Massachusetts remains one of the minority of states without a shield law to protect journalists' confidential sources. That could change if a bill to be heard by the legislature next week becomes law. The bill, House Bill 1650, would prohibit courts and government agencies from forcing members of the news media to reveal their news sources. The bill would also protect reporters against the compelled disclosure of notes, outtakes, photographs and recordings.
The bill is under review by the legislature's Joint Committee on the Judiciary, which has scheduled it for a public hearing on Tuesday, Feb. 23, at 1 p.m. in State House Room B1. If you have any interest in supporting this bill, you should show up and make your position known to the members of the committee.

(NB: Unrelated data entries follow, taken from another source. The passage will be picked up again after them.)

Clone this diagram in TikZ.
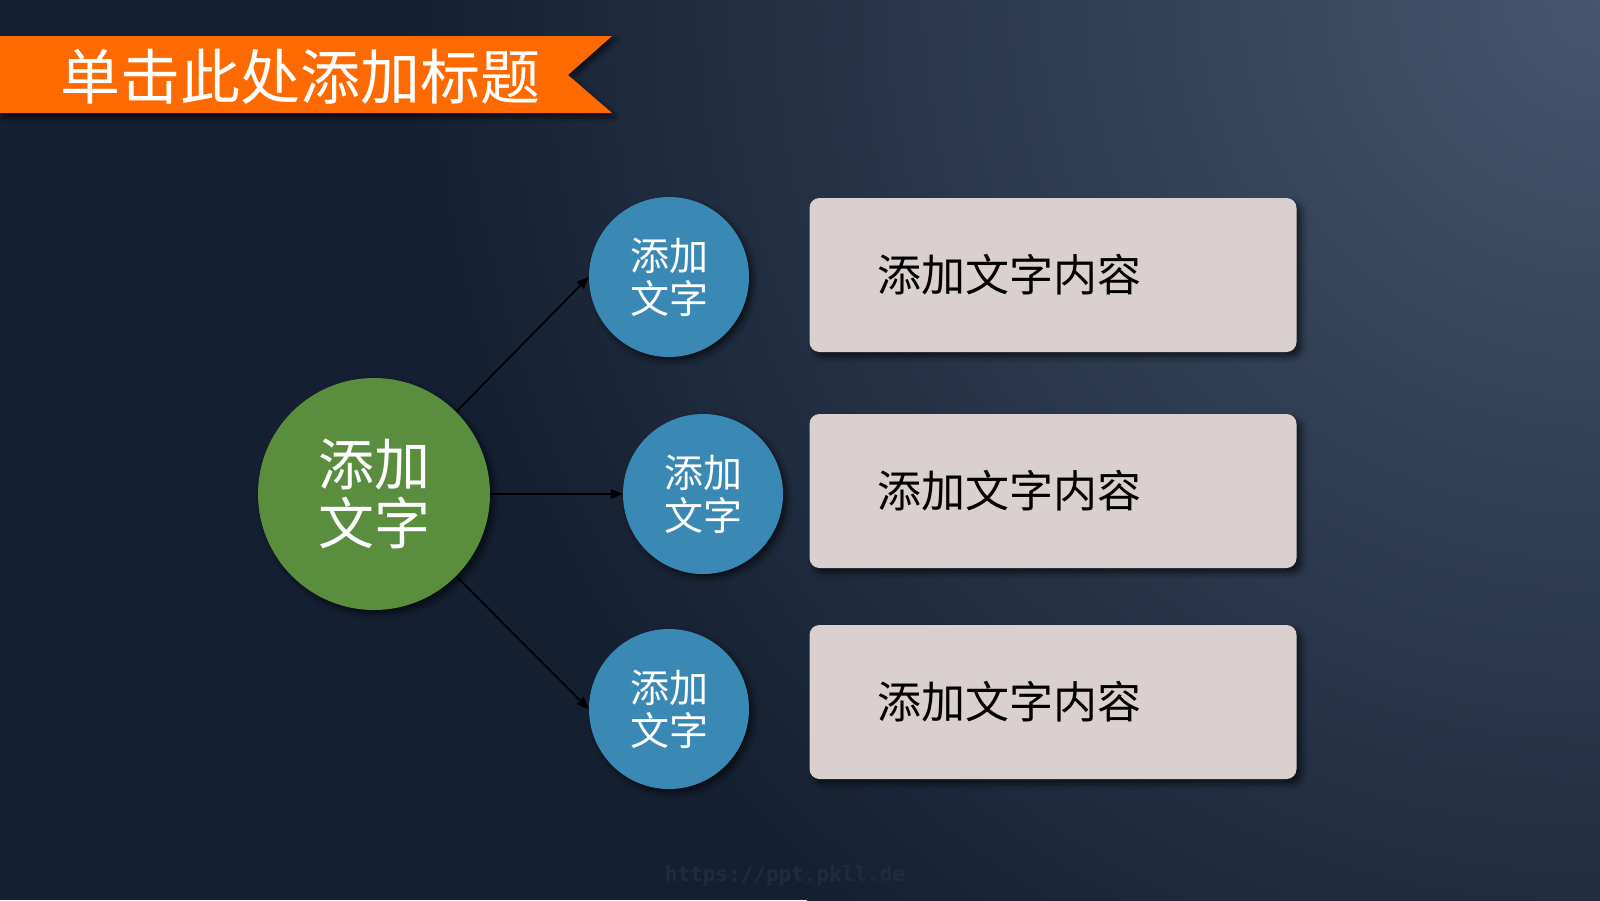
\documentclass[tikz,border=0pt]{standalone}
\usepackage{fontspec}
\setmainfont{Noto Sans CJK SC}
\newfontfamily\wmfont{DejaVu Sans Mono}
\usetikzlibrary{shadows.blur,arrows.meta}
\definecolor{bgdark}{HTML}{141F31}
\definecolor{bglight}{HTML}{46566E}
\definecolor{banner}{HTML}{FF6A00}
\definecolor{hubgreen}{HTML}{5B8D3F}
\definecolor{leafblue}{HTML}{3A89B5}
\definecolor{cardfill}{HTML}{DBD0D0}
\definecolor{wmark}{HTML}{1F2C40}
\begin{document}
\begin{tikzpicture}[x=0.5pt,y=-0.5pt,
    hub/.style={circle,fill=hubgreen,minimum size=116pt,text=white,align=center,
      font=\fontsize{28pt}{29.5pt}\selectfont,
      blur shadow={shadow xshift=2pt,shadow yshift=-2pt,shadow opacity=60,shadow blur radius=3pt}},
    leaf/.style={circle,fill=leafblue,minimum size=80pt,text=white,align=center,
      font=\fontsize{19.5pt}{21.5pt}\selectfont,
      blur shadow={shadow xshift=2pt,shadow yshift=-2pt,shadow opacity=60,shadow blur radius=3pt}},
    card/.style={rectangle,rounded corners=5pt,fill=cardfill,text=black,align=left,
      text width=175.5pt,inner xsep=34pt,minimum height=77pt,
      font=\fontsize{22pt}{24pt}\selectfont,
      blur shadow={shadow xshift=2.5pt,shadow yshift=-2.5pt,shadow opacity=60,shadow blur radius=3pt}},
    link/.style={-{Triangle[length=6pt,width=5pt]},line width=0.8pt,black}]
  \useasboundingbox (0,0) rectangle (1600,900);
  % background
  \fill[bgdark] (0,0) rectangle (1600,900);
  \begin{scope}
    \clip (0,0) rectangle (1600,900);
    \shade[inner color=bglight,outer color=bgdark] (1600,0) circle[radius=1200];
  \end{scope}

  % title band
  \fill[banner,blur shadow={shadow xshift=1.5pt,shadow yshift=-2pt,shadow opacity=60,shadow blur radius=2.5pt}]
    (0,36) -- (612,36) -- (568,75) -- (612,113) -- (0,113) -- cycle;
  \node[anchor=west,inner sep=0pt,text=white,font=\fontsize{30pt}{32pt}\selectfont] (title) at (60,77) {单击此处添加标题};

  \node[hub] (hub) at (374,494) {添加\\文字};
  \foreach \n/\x/\y/\by in {1/669/277/275, 2/703/494/491, 3/669/709/702} {
    \node[leaf] (leaf\n) at (\x,\y) {添加\\文字};
    \node[card] (card\n) at (1053,\by) {添加文字内容};
  }

  \draw[link] (hub.45) -- (leaf1.west);
  \draw[link] (hub.east) -- (leaf2.west);
  \draw[link] (hub.-45) -- (leaf3.west);

  \node[text=wmark,font=\wmfont\bfseries\fontsize{10.5pt}{12pt}\selectfont] (wm) at (785,876) {https://ppt.pkll.de};
\end{tikzpicture}
\end{document}
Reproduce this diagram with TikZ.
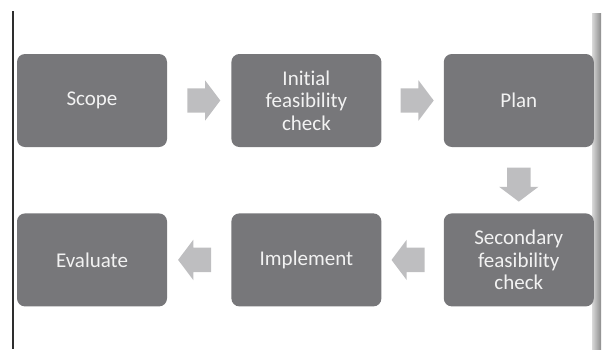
\documentclass[tikz,border=0pt]{standalone}
\usepackage{fontspec}
\setmainfont{Carlito}[Ligatures=NoCommon]
\usepackage{tikz}
\usetikzlibrary{positioning,shapes.arrows,calc}
\definecolor{procGrey}{HTML}{77777A}
\definecolor{flowGrey}{HTML}{BEBEC0}
\definecolor{ruleDark}{HTML}{2E2E2E}

\begin{document}
\begin{tikzpicture}[x=1pt,y=1pt,
  box/.style={fill=procGrey,rounded corners=8pt,minimum width=150pt,
    minimum height=93pt,text width=140pt,align=center,text=white!95!black,
    font=\fontsize{21}{22.5}\selectfont,inner sep=0pt},
  flow/.style={single arrow,fill=flowGrey,draw=none,inner xsep=0pt,inner ysep=12pt,
    minimum height=33pt,minimum width=40pt,single arrow head extend=8pt,
    single arrow tip angle=106,single arrow head indent=0pt,rotate=#1}]
\useasboundingbox (0,0) rectangle (603,-349);
% page edges
\draw[ruleDark,line width=2pt] (13,-11) -- (13,-349);
\shade[left color=black!15,right color=black!45] (592,-13) rectangle (601,-349);
% process steps
\node[box] (scope) at (92,-100.5) {Scope};
\node[box,right=64pt of scope] (init) {Initial\\feasibility\\check};
\node[box,right=62pt of init] (plan) {Plan};
\node[box,below=66pt of plan] (second) {Secondary\\feasibility\\check};
\node[box,left=62pt of second] (impl) {Implement};
\node[box,left=64pt of impl] (eval) {Evaluate};
% block arrows between steps
\node[flow=0] (a1) at ($(scope.east)!0.5!(init.west)$) {};
\node[flow=0] (a2) at ($(init.east)!0.5!(plan.west)$) {};
\node[flow=-90,minimum height=34pt,minimum width=39pt,inner ysep=11.5pt] (a3) at ($(plan.south)!0.5!(second.north)$) {};
\node[flow=180] (a4) at ($(second.west)!0.5!(impl.east)$) {};
\node[flow=180] (a5) at ($(impl.west)!0.5!(eval.east)$) {};
\end{tikzpicture}
\end{document}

Notably, the bill as drafted would cover some bloggers as well as traditional print and broadcast journalists. Coverage is not based on a journalist's employment, but on the journalist's engagement in "bona fide news gathering" for any form of news media. "News media" is defined as "any entity that is in the regular business of news gathering and disseminating news or information to the public by any means, including, but not limited to, print, broadcast, photographic, mechanical, internet, or electronic distribution."
Thus, a blogger who is engaged in news gathering and who regularly gathers and disseminates news would be covered by the bill if it became law.
This bill is derived from one that was filed in the previous session of the legislature and that I helped draft as part of an ad hoc coalition of journalists, news organizations and media lawyers. That bill died without ever being reported out of the Judiciary Committee.